Nonetheless, neither Gen Xer plans to leave his job solely for better perks. Likewise, young baby boomers (ages 46 to 54) don't appear to be a serious flight risk either, but job dissatisfaction could lead them to be less engaged and a potential threat to productivity, according to the MetLife study.
As for older boomers, many are finding they're financially unprepared for retirement. Derick Moore, 68, a senior staff programmer at LSI, a semiconductor and software design firm in Milpitas, Calif., is facing rising healthcare costs and contemplating what that will mean after retirement.
For doctor visits, he pays "a couple thousand [dollars] a year" out of pocket, and his health insurance premiums have risen from $80 per paycheck in 2009 to $115 in 2012. Overall, Moore insists he's "a happy camper" at his company of almost 16 years. He's just wary of the rising percentages he's being asked to pay.
Tech employees who are frustrated enough to consider switching jobs may want to look for a new employer that approaches benefits from a generational perspective and with more choices, flexibility and customization, say HR professionals.

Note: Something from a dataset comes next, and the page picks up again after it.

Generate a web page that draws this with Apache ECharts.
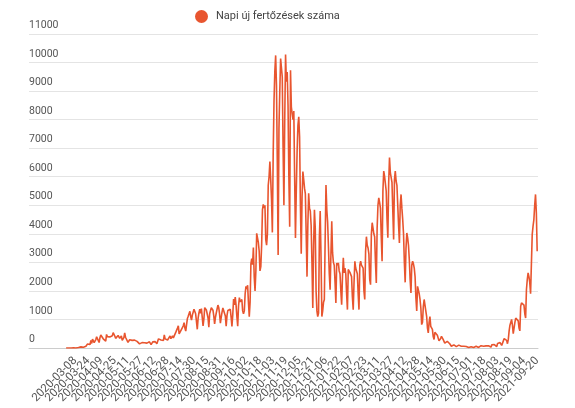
<!DOCTYPE html>
<html>
<head>
<meta charset="utf-8">
<script src="https://cdn.jsdelivr.net/npm/echarts@6/dist/echarts.min.js"></script>
<style>
html,body{margin:0;padding:0;background:#fff;}
#chart{width:575px;height:408px;}
</style>
</head>
<body>
<div id="chart"></div>
<script>
// ---- data ----
const seriesName = 'Napi új fertőzések száma';
const startDate = '2020-02-26';
const endDate = '2021-09-20';
const missingDates = ['2021-07-10'];

const tickLabels = [
 '2020-03-08','2020-03-24','2020-04-09','2020-04-25','2020-05-11','2020-05-27','2020-06-12','2020-06-28',
 '2020-07-14','2020-07-30','2020-08-15','2020-08-31','2020-09-16','2020-10-02','2020-10-18','2020-11-03',
 '2020-11-19','2020-12-05','2020-12-21','2021-01-06','2021-01-22','2021-02-07','2021-02-23','2021-03-11',
 '2021-03-27','2021-04-12','2021-04-28','2021-05-14','2021-05-30','2021-06-15','2021-07-01','2021-07-18',
 '2021-08-03','2021-08-19','2021-09-04','2021-09-20'
];

const cases2020 = [
 1,0,2,0,0,
 0,0,1,2,3,2,6,
 2,10,4,19,30,7,39,
 29,45,29,31,31,59,66,
 143,186,144,123,263,160,308,
 263,192,250,295,391,448,332,
 193,361,456,441,433,322,389,
 320,240,475,399,459,355,389,
 327,351,426,540,523,421,338,
 307,361,437,442,339,397,420,
 267,333,364,530,376,340,349,
 195,238,290,291,259,267,238,
 213,276,218,251,233,225,188,
 145,179,208,188,233,199,186,
 119,137,172,196,174,216,182,
 120,173,215,195,190,224,193,
 147,197,320,270,266,283,331,
 215,264,460,320,321,325,280,
 262,292,422,327,357,427,356,
 314,406,555,614,698,777,492,
 432,477,665,688,777,889,698,
 591,818,1030,1112,1119,1284,1104,
 980,1151,1182,1356,1295,1201,1150,
 655,1046,1232,1357,1215,1378,1345,
 771,1015,1415,1454,1331,1378,1060,
 733,1201,1252,1409,1346,1324,1128,
 842,1072,1226,1365,1504,1415,1197,
 868,1070,1254,1403,1380,1421,1121,
 766,1136,1311,1332,1300,1356,1082,
 752,1171,1713,1511,1788,1500,1100,
 763,1470,1767,1617,1600,1700,1300,
 1200,1300,1900,2158,2070,2200,1600,
 1100,1600,2958,3130,2919,3517,2500,
 2000,2700,4016,4026,3697,3400,2700,
 2850,3600,4848,5028,4900,5000,3800,
 3600,4000,5700,6000,6530,5900,5200,
 4050,6800,8650,9700,10250,9200,6500,
 3260,7700,9000,10140,10200,9500,7000,
 5000,8000,10280,9330,9670,8500,6000,
 4250,9730,8450,8200,8000,8300,6000,
 3850,5500,6900,7800,8100,7400,5000,
 3300,5300,6180,5900,5600,5400,4000,
 2500,4300,5420,4900,4800,4300,3000,
 1400,3600,4840,4200,2000,1300,1100,
 1220,3900,4800,3200
];

const cases2021 = [
 1100,1300,1600,
 1700,3800,5710,4840,4400,3550,2600,
 2040,3300,4440,3330,3000,2900,2300,
 1580,2980,2900,2980,2700,2600,2000,
 1520,2500,3160,2630,2800,2600,1900,
 1345,2750,2700,2650,2600,2500,1800,
 1345,2300,3040,2800,2700,2600,1900,
 1345,2900,3040,2900,2950,2800,2000,
 1700,3390,3900,3600,3500,3300,2400,
 2220,3980,4390,4200,4000,3900,3000,
 2280,4200,5000,5260,5100,4900,3900,
 3040,5500,6200,6020,6000,5500,4500,
 3860,5800,6670,6140,6100,5800,4800,
 3800,5900,6200,5850,5700,5000,4300,
 3680,5000,5380,4900,4500,4000,3000,
 2300,3500,4030,3860,3600,3100,2400,
 1930,2900,3040,2950,2800,2500,1750,
 1300,2160,2100,1900,1700,1400,820,
 900,1460,1700,1500,1300,1110,700,
 530,900,1100,760,700,650,400,
 300,550,620,500,450,400,250,
 200,330,410,350,300,260,170,
 110,200,230,180,170,150,90,
 60,120,130,110,100,90,50,
 40,90,100,80,70,60,30,
 25,60,70,55,50,45,20,
 15,50,60,45,40,35,20,
 15,55,60,50,45,20,
 20,60,80,70,65,60,30,
 25,75,95,90,80,70,40,
 30,110,140,130,120,110,60,
 50,160,230,200,190,170,90,
 90,250,330,310,300,270,150,
 300,600,800,750,1000,800,500,
 450,900,1050,1000,1100,950,700,
 600,1460,1580,1640,1600,1500,1200,
 1050,2050,2400,2630,2500,2300,1900,
 1870,3980,4270,4500,5000,5380,4740,
 3390
];

// ---- build ----
function buildDates(start, end, skip) {
  const out = [];
  const d = new Date(start + 'T00:00:00Z');
  const e = new Date(end + 'T00:00:00Z');
  while (d <= e) {
    const s = d.toISOString().slice(0, 10);
    if (skip.indexOf(s) < 0) out.push(s);
    d.setUTCDate(d.getUTCDate() + 1);
  }
  return out;
}
const categories = buildDates(startDate, endDate, missingDates);
const values = cases2020.concat(cases2021);

// empty slots on the axis before the first reported day (and one after the last)
const leadSlots = 45;
const axisCats = new Array(leadSlots).fill('').concat(categories, ['']);
const seriesData = new Array(leadSlots).fill(null).concat(values, [null]);
const labelSet = new Set(tickLabels);
const lastIdx = axisCats.length - 1;

const chart = echarts.init(document.getElementById('chart'), null, {renderer: 'canvas'});
chart.setOption({
  backgroundColor: '#ffffff',
  animation: false,
  textStyle: {fontFamily: 'Roboto, Arial, sans-serif'},
  legend: {
    top: 5,
    left: 190,
    icon: 'circle',
    itemWidth: 13,
    itemHeight: 13,
    itemGap: 10,
    textStyle: {fontSize: 11, color: '#444', padding: [0, 0, 0, 3]},
    data: [seriesName]
  },
  grid: {
    left: 29, right: 37, top: 34, bottom: 60,
    containLabel: false,
    outerBoundsMode: 'none'
  },
  xAxis: {
    type: 'category',
    data: axisCats,
    boundaryGap: false,
    axisLine: {show: true, lineStyle: {color: '#cccccc', width: 1}},
    axisTick: {show: false},
    splitLine: {show: false},
    axisLabel: {
      interval: (idx, val) => idx === 0 || idx === lastIdx || labelSet.has(val),
      rotate: 45,
      margin: 11,
      fontSize: 11.5,
      color: '#555',
      hideOverlap: false,
      showMinLabel: false,
      showMaxLabel: false
    }
  },
  yAxis: {
    type: 'value',
    min: 0,
    max: 11000,
    interval: 1000,
    axisLine: {show: false},
    axisTick: {show: false},
    splitLine: {lineStyle: {color: '#e4e4e4', width: 1}},
    axisLabel: {
      inside: true,
      margin: 0,
      fontSize: 10.5,
      color: '#555',
      verticalAlign: 'bottom',
      padding: [0, 0, 3, 0],
      formatter: v => String(v)
    }
  },
  series: [{
    name: seriesName,
    type: 'line',
    data: seriesData,
    showSymbol: false,
    symbol: 'circle',
    sampling: null,
    connectNulls: false,
    color: '#e8552f',
    lineStyle: {color: '#e8552f', width: 1.6}
  }]
});
</script>
</body>
</html>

Employees should check out whatever voluntary benefits their companies offer -- including accident insurance, additional life insurance or customized retirement plans -- and take advantage of those that fit their current lifestyles. On the healthcare side, high-deductible/lower-cost plans and health savings accounts can take some pressure off employees' paychecks.
Those concerns notwithstanding, Foote says the benefit that employees should seek out most is career advancement. He reports that most IT professionals he has surveyed "would work for lower pay if they could get somewhere in their careers."
Honing skills that are in demand and taking on new responsibilities are the best ways to insure against an uncertain job market. If you have those goods, Foote says, you'll be well positioned to bargain for a bigger salary and better benefits.